→ Task statement:
Please output every line of the material as it stands, without the pictures.

::: Collected data :::

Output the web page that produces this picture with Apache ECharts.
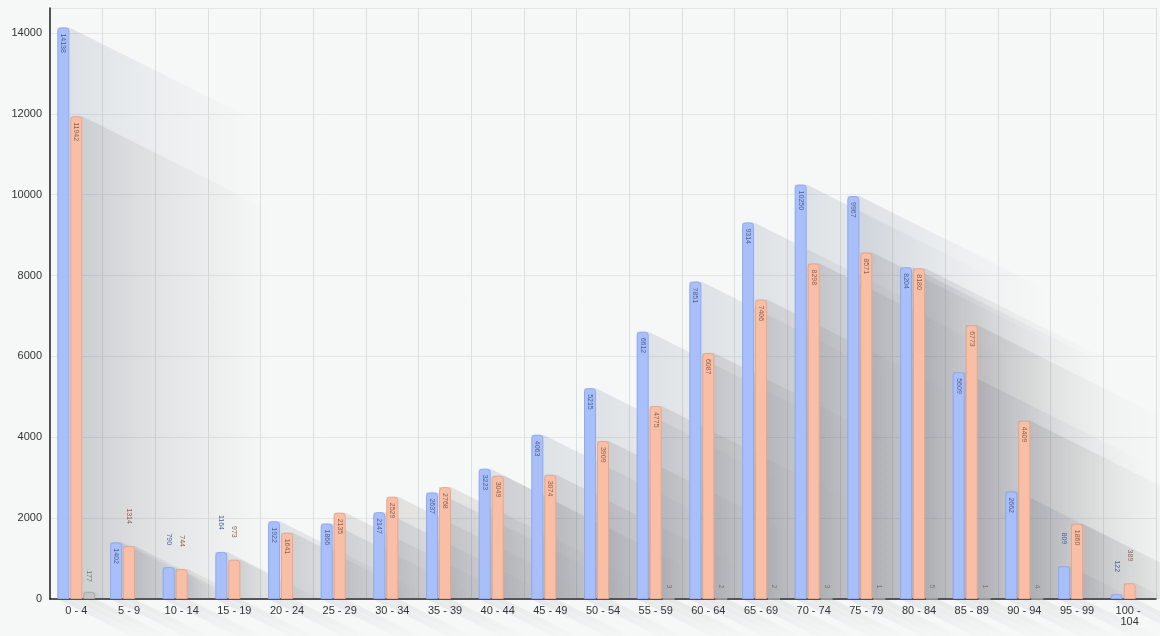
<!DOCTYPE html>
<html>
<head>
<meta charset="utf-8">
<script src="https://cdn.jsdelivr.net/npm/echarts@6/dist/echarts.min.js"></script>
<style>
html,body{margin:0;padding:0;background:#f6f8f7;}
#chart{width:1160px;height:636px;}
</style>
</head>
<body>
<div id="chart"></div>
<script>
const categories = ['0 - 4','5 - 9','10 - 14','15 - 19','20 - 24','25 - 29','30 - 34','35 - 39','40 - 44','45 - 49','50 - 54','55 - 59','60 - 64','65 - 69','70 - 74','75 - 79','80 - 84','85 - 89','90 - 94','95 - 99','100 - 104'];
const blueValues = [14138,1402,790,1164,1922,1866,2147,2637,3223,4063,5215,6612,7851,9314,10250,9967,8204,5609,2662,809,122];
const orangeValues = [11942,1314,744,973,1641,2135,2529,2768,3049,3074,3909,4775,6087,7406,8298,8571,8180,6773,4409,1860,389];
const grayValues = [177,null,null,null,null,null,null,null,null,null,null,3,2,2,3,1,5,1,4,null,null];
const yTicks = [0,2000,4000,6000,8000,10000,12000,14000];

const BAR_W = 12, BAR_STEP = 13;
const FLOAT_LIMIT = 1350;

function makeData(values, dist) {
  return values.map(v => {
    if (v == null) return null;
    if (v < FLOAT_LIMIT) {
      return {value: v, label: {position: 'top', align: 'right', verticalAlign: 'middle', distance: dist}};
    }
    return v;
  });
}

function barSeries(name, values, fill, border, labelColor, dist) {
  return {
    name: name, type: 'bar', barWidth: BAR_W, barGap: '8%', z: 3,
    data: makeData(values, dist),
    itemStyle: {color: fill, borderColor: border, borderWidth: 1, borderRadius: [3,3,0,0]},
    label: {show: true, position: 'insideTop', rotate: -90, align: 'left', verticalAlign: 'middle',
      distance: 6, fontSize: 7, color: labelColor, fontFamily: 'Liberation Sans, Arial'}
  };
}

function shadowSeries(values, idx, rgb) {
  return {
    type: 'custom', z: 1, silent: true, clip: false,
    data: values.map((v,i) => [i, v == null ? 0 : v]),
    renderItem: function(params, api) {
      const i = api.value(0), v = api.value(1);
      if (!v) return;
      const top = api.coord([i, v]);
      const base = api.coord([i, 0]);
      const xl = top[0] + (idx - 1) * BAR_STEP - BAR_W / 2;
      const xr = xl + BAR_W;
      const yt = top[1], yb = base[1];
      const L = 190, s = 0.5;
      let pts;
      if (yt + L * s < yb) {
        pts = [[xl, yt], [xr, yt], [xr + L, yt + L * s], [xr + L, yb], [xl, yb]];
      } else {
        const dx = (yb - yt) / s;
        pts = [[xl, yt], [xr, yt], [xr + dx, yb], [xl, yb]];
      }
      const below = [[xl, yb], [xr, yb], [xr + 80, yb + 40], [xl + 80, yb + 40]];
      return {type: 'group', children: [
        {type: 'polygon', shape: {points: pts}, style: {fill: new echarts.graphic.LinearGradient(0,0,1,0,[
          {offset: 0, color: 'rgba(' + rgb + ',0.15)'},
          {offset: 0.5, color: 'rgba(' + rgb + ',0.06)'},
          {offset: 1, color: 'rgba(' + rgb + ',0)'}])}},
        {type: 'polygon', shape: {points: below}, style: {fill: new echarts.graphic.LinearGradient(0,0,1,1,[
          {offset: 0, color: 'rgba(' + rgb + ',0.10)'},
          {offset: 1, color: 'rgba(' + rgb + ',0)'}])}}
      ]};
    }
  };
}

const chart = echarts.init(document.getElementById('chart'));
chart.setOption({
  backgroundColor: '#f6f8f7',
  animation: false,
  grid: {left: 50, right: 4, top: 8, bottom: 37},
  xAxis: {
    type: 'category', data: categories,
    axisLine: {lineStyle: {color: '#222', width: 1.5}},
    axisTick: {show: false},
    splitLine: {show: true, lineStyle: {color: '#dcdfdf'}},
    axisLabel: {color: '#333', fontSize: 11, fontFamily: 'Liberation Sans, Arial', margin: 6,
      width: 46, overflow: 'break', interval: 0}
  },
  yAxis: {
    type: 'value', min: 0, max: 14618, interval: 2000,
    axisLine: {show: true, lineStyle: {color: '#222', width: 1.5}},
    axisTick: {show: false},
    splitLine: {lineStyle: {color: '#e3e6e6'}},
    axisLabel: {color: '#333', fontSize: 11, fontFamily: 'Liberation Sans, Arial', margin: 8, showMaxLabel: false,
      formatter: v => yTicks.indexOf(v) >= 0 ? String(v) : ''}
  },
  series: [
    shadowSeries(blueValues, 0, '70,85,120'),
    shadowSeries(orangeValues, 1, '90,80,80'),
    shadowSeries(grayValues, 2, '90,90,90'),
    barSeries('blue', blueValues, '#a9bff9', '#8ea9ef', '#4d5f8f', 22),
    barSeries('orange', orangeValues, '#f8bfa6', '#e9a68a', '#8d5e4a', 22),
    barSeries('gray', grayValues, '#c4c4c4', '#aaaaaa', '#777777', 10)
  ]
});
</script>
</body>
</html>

:::

→ Task solution:
Output the web page that produces this picture with Apache ECharts.
<!DOCTYPE html>
<html>
<head>
<meta charset="utf-8">
<script src="https://cdn.jsdelivr.net/npm/echarts@6/dist/echarts.min.js"></script>
<style>
html,body{margin:0;padding:0;background:#f6f8f7;}
#chart{width:1160px;height:636px;}
</style>
</head>
<body>
<div id="chart"></div>
<script>
const categories = ['0 - 4','5 - 9','10 - 14','15 - 19','20 - 24','25 - 29','30 - 34','35 - 39','40 - 44','45 - 49','50 - 54','55 - 59','60 - 64','65 - 69','70 - 74','75 - 79','80 - 84','85 - 89','90 - 94','95 - 99','100 - 104'];
const blueValues = [14138,1402,790,1164,1922,1866,2147,2637,3223,4063,5215,6612,7851,9314,10250,9967,8204,5609,2662,809,122];
const orangeValues = [11942,1314,744,973,1641,2135,2529,2768,3049,3074,3909,4775,6087,7406,8298,8571,8180,6773,4409,1860,389];
const grayValues = [177,null,null,null,null,null,null,null,null,null,null,3,2,2,3,1,5,1,4,null,null];
const yTicks = [0,2000,4000,6000,8000,10000,12000,14000];

const BAR_W = 12, BAR_STEP = 13;
const FLOAT_LIMIT = 1350;

function makeData(values, dist) {
  return values.map(v => {
    if (v == null) return null;
    if (v < FLOAT_LIMIT) {
      return {value: v, label: {position: 'top', align: 'right', verticalAlign: 'middle', distance: dist}};
    }
    return v;
  });
}

function barSeries(name, values, fill, border, labelColor, dist) {
  return {
    name: name, type: 'bar', barWidth: BAR_W, barGap: '8%', z: 3,
    data: makeData(values, dist),
    itemStyle: {color: fill, borderColor: border, borderWidth: 1, borderRadius: [3,3,0,0]},
    label: {show: true, position: 'insideTop', rotate: -90, align: 'left', verticalAlign: 'middle',
      distance: 6, fontSize: 7, color: labelColor, fontFamily: 'Liberation Sans, Arial'}
  };
}

function shadowSeries(values, idx, rgb) {
  return {
    type: 'custom', z: 1, silent: true, clip: false,
    data: values.map((v,i) => [i, v == null ? 0 : v]),
    renderItem: function(params, api) {
      const i = api.value(0), v = api.value(1);
      if (!v) return;
      const top = api.coord([i, v]);
      const base = api.coord([i, 0]);
      const xl = top[0] + (idx - 1) * BAR_STEP - BAR_W / 2;
      const xr = xl + BAR_W;
      const yt = top[1], yb = base[1];
      const L = 190, s = 0.5;
      let pts;
      if (yt + L * s < yb) {
        pts = [[xl, yt], [xr, yt], [xr + L, yt + L * s], [xr + L, yb], [xl, yb]];
      } else {
        const dx = (yb - yt) / s;
        pts = [[xl, yt], [xr, yt], [xr + dx, yb], [xl, yb]];
      }
      const below = [[xl, yb], [xr, yb], [xr + 80, yb + 40], [xl + 80, yb + 40]];
      return {type: 'group', children: [
        {type: 'polygon', shape: {points: pts}, style: {fill: new echarts.graphic.LinearGradient(0,0,1,0,[
          {offset: 0, color: 'rgba(' + rgb + ',0.15)'},
          {offset: 0.5, color: 'rgba(' + rgb + ',0.06)'},
          {offset: 1, color: 'rgba(' + rgb + ',0)'}])}},
        {type: 'polygon', shape: {points: below}, style: {fill: new echarts.graphic.LinearGradient(0,0,1,1,[
          {offset: 0, color: 'rgba(' + rgb + ',0.10)'},
          {offset: 1, color: 'rgba(' + rgb + ',0)'}])}}
      ]};
    }
  };
}

const chart = echarts.init(document.getElementById('chart'));
chart.setOption({
  backgroundColor: '#f6f8f7',
  animation: false,
  grid: {left: 50, right: 4, top: 8, bottom: 37},
  xAxis: {
    type: 'category', data: categories,
    axisLine: {lineStyle: {color: '#222', width: 1.5}},
    axisTick: {show: false},
    splitLine: {show: true, lineStyle: {color: '#dcdfdf'}},
    axisLabel: {color: '#333', fontSize: 11, fontFamily: 'Liberation Sans, Arial', margin: 6,
      width: 46, overflow: 'break', interval: 0}
  },
  yAxis: {
    type: 'value', min: 0, max: 14618, interval: 2000,
    axisLine: {show: true, lineStyle: {color: '#222', width: 1.5}},
    axisTick: {show: false},
    splitLine: {lineStyle: {color: '#e3e6e6'}},
    axisLabel: {color: '#333', fontSize: 11, fontFamily: 'Liberation Sans, Arial', margin: 8, showMaxLabel: false,
      formatter: v => yTicks.indexOf(v) >= 0 ? String(v) : ''}
  },
  series: [
    shadowSeries(blueValues, 0, '70,85,120'),
    shadowSeries(orangeValues, 1, '90,80,80'),
    shadowSeries(grayValues, 2, '90,90,90'),
    barSeries('blue', blueValues, '#a9bff9', '#8ea9ef', '#4d5f8f', 22),
    barSeries('orange', orangeValues, '#f8bfa6', '#e9a68a', '#8d5e4a', 22),
    barSeries('gray', grayValues, '#c4c4c4', '#aaaaaa', '#777777', 10)
  ]
});
</script>
</body>
</html>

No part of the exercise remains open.